Researchers have found that a 310-mile trench beneath the Atlantic formed when a short-lived plate boundary split a region already weakened by deep mantle heat.
The discovery recasts one of the ocean’s strangest seafloor structures as evidence that deep forces beneath the planet can decide where the crust eventually tears apart.
Hidden trench evidence
Fresh maps and volcanic rocks hauled up during the German research vessel METEOR’s M168 expedition, an oceanographic survey cruise focused on mapping and sampling the region, gave scientists their first detailed cross-section of the whole feature.
Working from GEOMAR Helmholtz Centre for Ocean Research Kiel, marine geologist Dr. Antje Dürkefälden matched those samples to distinct parts of the trench.
“Our results now explain for the first time why this remarkable structure developed precisely at this location,” said Dürkefälden.
Once that contrast appeared, the feature stopped looking uniform and revealed a sequence of events.
Rocks from below
Ages from the main trough clustered between about 45 and 38 million years, while Peake Deep pointed to later activity.
Because the magnetic pattern changed along the structure, the team concluded the opening progressed from east to west.
Younger lava also sat on older crust, showing magma erupted after the seafloor itself had already formed.

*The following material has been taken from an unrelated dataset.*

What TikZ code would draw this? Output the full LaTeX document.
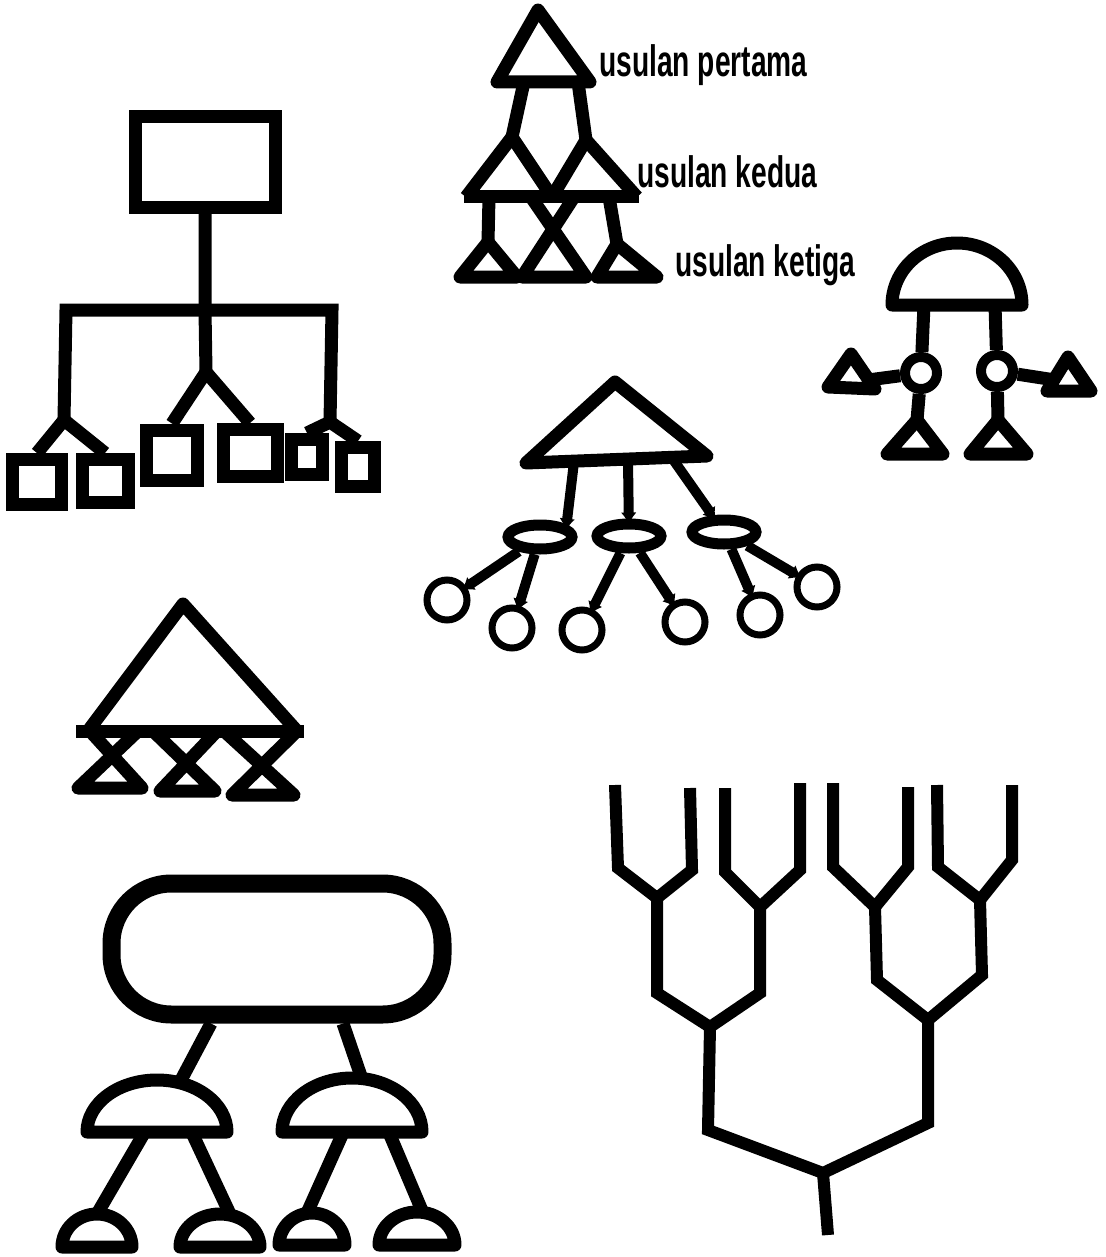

That timing ruled out a simple birth at the spreading ridge and pushed the story toward later rifting.
Researchers mapped the King’s Trough complex, revealing how deep mantle heat and shifting plates shaped the Atlantic seafloor.
Heat beneath the crust
Long before the trench opened, the seafloor there had already been built thicker than usual by extra volcanic activity.
The authors traced that excess to a mantle plume, a column of unusually hot rock rising from deep Earth.
Heat from that source would have softened the overlying crust, making it easier to stretch and crack later.
That weakness helps explain why a temporary plate boundary cut through this patch instead of somewhere nearby.
The eastern break
At the eastern end, two narrower basins dropped even deeper, reaching nearly 20,000 feet below the sea surface.
Rocks from those basins lacked the enriched chemistry seen in the main trough and instead resembled ordinary upper mantle material.
That pattern fits decompression melting, where rising rock melts as pressure falls during crustal stretching. Those deepest cuts likely mark the first hard tearing, not the plume-fed stage that came before.
A moving boundary
Researchers place the crucial tectonic change between about 37 and 24 million years ago during a short-lived plate rearrangement.
As the boundary shifted between Europe and Africa, the seafloor opened into a graben, a long block dropped between faults.
The split did not mature into a new spreading center, which means the rift stalled before fresh ocean crust formed.
That stop-start history left King’s Trough as a preserved record of a plate boundary that came and went.
An Azores connection
Chemical signatures in the trough rocks closely matched volcanic material associated with the Azores, a Portuguese island chain in the mid-Atlantic.
That resemblance suggests the heat source beneath King’s Trough was an early branch of the same upwelling.
The Azores Plateau began building about 20 million years ago as the main plume focused farther south.
If that reading holds, the trench captures a moment before the modern Azores system settled into place.
No river made this
Nothing like a river could have carved this feature, because deep ocean floors lack flowing water strong enough to gouge it.
Instead, faulting dropped blocks of crust while nearby ridges and seamounts rose along the broken edges.
Some flanking structures may be tilted shoulders of the rift, while others probably received later magma.
That mixed architecture explains why the trench looks canyon-like from above yet records tectonics, not erosion.
A living comparison
A similar process may still be playing out near the Azores, where the Terceira Rift cuts across thickened seafloor today.
Both regions sit on elevated crust beside the Mid-Atlantic Ridge and both show long, irregular basins rather than neat spreading lines.
That parallel gives geologists a rare before-and-after view of how an oceanic rift begins, stalls, and reshapes itself.
King’s Trough matters partly because it preserves an older stage that active settings usually keep rearranging.
Why ocean maps matter
This result depended on seeing the trench in detail, not as a vague line on a broad seafloor map.
High-resolution depth data showed how the basins, ridges, and seamounts line up, while rock samples supplied ages and chemistry.
Without both kinds of evidence, the trough could still look like a single mystery feature with one cause.
Better ocean mapping will likely rewrite other seafloor stories that have stayed blurry for decades.
What scientists now know
King’s Trough now reads as two linked forces, mantle heat that weakened the crust and tectonic motion that tore it apart.
More samples from the deepest floors could refine the timeline, but this trench already stands as a benchmark for stalled ocean rifts.
The study is published in Geochemistry, Geophysics, Geosystems.